Turkey wants better ties with Israel, talks to continue, says Erdoğan
Turkey would like to have better ties with Israel, and talks at the intelligence level will continue between the two sides, President Recep Tayyip Erdoğan said on Dec. 25, while criticizing Israeli policy toward Palestinians as “unacceptable.”
Turkey had issues with “people at the top level” in Israel, and that ties could have been “very different” if it were not for those issues, Erdoğan told reporters after Friday prayers in Istanbul.
“If there were no issues at the top level, our ties could have been very different,” he said.
“The Palestine policy is our red line. It is impossible for us to accept Israel’s Palestine policies. Their merciless acts there are unacceptable,” Erdoğan said.

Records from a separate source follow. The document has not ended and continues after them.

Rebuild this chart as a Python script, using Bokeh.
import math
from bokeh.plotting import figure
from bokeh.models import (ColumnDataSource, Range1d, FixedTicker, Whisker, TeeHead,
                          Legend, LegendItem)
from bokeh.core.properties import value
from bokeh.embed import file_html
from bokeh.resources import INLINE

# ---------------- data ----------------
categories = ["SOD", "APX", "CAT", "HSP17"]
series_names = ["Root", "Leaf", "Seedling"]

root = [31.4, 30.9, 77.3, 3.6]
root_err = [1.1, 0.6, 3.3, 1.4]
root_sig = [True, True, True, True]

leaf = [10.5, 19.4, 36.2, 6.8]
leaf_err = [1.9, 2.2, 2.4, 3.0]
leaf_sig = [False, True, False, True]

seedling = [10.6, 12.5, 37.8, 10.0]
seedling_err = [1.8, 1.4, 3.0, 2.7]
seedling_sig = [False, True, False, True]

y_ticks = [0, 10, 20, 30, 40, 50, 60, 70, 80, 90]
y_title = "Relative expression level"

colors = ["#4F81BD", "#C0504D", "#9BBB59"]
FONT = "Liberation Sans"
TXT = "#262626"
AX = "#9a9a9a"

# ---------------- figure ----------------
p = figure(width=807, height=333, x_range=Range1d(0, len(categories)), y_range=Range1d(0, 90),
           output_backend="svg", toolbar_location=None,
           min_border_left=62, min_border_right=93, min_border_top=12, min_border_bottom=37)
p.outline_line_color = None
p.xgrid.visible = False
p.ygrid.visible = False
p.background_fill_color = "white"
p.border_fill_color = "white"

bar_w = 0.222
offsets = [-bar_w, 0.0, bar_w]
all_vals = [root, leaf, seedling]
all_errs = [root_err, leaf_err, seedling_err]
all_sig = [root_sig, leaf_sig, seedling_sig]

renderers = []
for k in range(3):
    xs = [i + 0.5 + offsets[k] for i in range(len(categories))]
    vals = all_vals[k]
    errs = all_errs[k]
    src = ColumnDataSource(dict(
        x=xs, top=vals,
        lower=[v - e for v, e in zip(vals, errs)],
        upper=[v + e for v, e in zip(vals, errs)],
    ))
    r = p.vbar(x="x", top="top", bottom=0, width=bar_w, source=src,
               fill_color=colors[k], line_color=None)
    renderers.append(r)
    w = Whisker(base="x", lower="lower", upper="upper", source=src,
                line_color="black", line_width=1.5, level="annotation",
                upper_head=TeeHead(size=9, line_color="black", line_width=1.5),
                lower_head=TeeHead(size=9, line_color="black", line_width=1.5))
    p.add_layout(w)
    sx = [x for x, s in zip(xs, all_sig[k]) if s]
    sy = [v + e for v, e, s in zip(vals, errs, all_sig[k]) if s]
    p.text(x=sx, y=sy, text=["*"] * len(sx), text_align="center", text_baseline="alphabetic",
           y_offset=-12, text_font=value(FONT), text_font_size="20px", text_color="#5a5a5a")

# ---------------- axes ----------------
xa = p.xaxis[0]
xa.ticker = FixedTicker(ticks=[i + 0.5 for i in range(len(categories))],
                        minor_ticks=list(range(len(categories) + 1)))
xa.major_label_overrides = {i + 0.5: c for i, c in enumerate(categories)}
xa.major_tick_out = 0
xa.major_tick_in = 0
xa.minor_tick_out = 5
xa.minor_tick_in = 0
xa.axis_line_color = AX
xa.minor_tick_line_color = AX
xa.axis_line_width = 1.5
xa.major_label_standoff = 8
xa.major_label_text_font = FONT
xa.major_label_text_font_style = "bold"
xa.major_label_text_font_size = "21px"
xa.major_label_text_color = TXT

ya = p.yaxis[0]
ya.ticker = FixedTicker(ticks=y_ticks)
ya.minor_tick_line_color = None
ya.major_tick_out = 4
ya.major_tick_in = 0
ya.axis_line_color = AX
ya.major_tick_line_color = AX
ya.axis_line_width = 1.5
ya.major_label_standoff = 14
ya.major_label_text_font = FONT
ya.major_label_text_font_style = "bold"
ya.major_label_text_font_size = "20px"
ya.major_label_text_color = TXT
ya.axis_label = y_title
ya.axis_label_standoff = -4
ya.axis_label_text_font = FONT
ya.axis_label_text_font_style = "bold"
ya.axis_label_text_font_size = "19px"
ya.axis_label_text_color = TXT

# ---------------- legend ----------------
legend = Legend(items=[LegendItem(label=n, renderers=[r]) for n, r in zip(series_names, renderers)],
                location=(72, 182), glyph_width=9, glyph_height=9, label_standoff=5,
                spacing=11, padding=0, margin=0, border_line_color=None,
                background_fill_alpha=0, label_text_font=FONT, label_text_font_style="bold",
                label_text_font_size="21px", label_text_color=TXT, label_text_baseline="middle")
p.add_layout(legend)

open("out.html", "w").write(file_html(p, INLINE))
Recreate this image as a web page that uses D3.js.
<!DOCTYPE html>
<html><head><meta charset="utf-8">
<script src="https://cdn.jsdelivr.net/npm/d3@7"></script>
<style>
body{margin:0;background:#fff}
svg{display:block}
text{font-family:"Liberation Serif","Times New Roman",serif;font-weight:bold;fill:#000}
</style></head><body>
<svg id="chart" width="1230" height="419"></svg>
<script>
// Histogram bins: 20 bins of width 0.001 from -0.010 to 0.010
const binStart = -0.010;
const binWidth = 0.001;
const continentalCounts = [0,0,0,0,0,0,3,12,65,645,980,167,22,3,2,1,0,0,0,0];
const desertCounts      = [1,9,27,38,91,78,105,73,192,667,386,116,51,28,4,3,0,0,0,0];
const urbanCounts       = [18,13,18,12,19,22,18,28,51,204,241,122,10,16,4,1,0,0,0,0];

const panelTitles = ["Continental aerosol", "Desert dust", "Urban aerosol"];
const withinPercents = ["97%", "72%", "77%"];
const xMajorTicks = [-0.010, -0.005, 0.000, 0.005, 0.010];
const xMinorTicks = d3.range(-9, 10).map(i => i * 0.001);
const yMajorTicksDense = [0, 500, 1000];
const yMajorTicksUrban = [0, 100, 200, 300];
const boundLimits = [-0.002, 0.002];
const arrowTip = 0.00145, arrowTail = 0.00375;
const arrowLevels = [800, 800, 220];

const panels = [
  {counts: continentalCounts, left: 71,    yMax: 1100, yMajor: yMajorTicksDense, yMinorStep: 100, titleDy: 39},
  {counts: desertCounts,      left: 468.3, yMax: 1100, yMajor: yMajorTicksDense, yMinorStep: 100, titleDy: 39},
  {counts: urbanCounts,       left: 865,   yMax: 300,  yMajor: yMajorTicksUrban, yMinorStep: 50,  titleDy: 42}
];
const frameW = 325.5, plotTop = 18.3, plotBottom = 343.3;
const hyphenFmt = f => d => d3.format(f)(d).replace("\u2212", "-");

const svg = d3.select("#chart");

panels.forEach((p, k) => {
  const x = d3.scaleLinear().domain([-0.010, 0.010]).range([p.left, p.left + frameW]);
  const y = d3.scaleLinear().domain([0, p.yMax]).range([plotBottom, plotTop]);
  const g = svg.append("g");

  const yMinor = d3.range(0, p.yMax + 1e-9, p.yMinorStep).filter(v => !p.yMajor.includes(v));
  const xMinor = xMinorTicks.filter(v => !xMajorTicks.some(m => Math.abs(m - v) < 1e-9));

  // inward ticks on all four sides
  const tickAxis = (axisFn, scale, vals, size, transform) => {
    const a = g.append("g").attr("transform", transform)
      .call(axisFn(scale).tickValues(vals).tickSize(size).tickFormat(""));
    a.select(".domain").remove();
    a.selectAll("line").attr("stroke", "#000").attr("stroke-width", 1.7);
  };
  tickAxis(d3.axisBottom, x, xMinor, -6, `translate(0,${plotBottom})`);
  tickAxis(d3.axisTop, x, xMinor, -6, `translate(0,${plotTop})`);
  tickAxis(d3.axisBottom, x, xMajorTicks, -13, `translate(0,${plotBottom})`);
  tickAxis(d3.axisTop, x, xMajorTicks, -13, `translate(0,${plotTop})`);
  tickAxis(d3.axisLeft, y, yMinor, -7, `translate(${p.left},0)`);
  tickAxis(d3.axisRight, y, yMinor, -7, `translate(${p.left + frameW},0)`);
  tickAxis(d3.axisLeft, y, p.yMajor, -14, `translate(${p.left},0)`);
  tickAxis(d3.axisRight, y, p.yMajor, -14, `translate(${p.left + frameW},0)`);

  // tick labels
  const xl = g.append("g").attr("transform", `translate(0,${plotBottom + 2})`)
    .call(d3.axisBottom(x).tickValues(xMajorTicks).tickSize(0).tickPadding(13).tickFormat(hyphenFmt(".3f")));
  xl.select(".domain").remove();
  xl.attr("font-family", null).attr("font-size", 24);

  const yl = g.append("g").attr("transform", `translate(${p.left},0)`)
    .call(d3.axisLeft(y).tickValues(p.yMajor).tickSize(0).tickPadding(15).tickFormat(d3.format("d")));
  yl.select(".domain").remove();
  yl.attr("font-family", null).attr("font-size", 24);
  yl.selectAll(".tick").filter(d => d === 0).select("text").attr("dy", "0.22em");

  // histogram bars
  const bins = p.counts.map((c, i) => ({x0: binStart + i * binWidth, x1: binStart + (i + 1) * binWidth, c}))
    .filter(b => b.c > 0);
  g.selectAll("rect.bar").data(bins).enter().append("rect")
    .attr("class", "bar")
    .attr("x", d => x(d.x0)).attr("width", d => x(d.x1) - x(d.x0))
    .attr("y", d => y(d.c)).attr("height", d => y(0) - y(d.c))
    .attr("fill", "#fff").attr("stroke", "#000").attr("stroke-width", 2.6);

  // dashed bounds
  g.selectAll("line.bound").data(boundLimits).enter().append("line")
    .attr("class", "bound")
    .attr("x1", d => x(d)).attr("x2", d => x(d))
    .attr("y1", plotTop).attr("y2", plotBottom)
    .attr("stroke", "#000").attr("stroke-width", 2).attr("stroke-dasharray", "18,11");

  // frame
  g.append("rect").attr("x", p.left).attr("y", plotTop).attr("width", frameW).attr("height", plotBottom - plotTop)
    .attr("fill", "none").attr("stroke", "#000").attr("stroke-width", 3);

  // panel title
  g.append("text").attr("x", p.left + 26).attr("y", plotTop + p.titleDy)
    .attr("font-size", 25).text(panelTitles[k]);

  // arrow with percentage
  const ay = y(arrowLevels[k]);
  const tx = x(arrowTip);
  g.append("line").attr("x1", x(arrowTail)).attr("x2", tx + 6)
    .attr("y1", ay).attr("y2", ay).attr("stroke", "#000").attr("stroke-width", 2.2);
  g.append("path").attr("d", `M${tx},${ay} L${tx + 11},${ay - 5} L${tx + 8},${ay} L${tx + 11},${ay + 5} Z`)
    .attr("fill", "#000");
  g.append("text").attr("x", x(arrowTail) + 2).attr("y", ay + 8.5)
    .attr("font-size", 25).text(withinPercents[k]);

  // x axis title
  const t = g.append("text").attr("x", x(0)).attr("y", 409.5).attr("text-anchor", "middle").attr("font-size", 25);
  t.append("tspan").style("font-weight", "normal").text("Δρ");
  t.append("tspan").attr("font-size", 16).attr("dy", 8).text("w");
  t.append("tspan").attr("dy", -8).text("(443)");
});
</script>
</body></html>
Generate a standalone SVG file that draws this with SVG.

“We would like to bring our ties to a better point,” he added.
Israel and Turkey have had a bitter falling out in recent years, despite strong commercial ties. Ankara has repeatedly condemned Israel’s occupation in the West Bank and its treatment of Palestinians.
Turkish-Israeli relations were suspended in 2010 after the Israel Defense Forces (IDF) stormed the Mavi Marmara, part of the Gaza-bound “Gaza Freedom Flotilla,” which was trying to break the Israeli blockade on Palestinians in the Gaza Strip. Some 10 Turkish activists were killed in the raid.
In 2016, Israel and Turkey reached an agreement to normalize relations after six years of strained ties. However, the two capitals were not able to meet the normalization process mainly due to issues regarding Israeli interventions in the Palestinian territories.
The former allies expelled each other’s top diplomats in 2018 over clashes when dozens of Palestinians were killed by Israeli forces on the Gaza border. However, Ankara and Tel Aviv have continued to trade with one another over the years.
In August, Israel accused Turkey of giving passports to a dozen Hamas members in Istanbul, describing the move as “a very unfriendly step” which his government would raise with Turkish officials.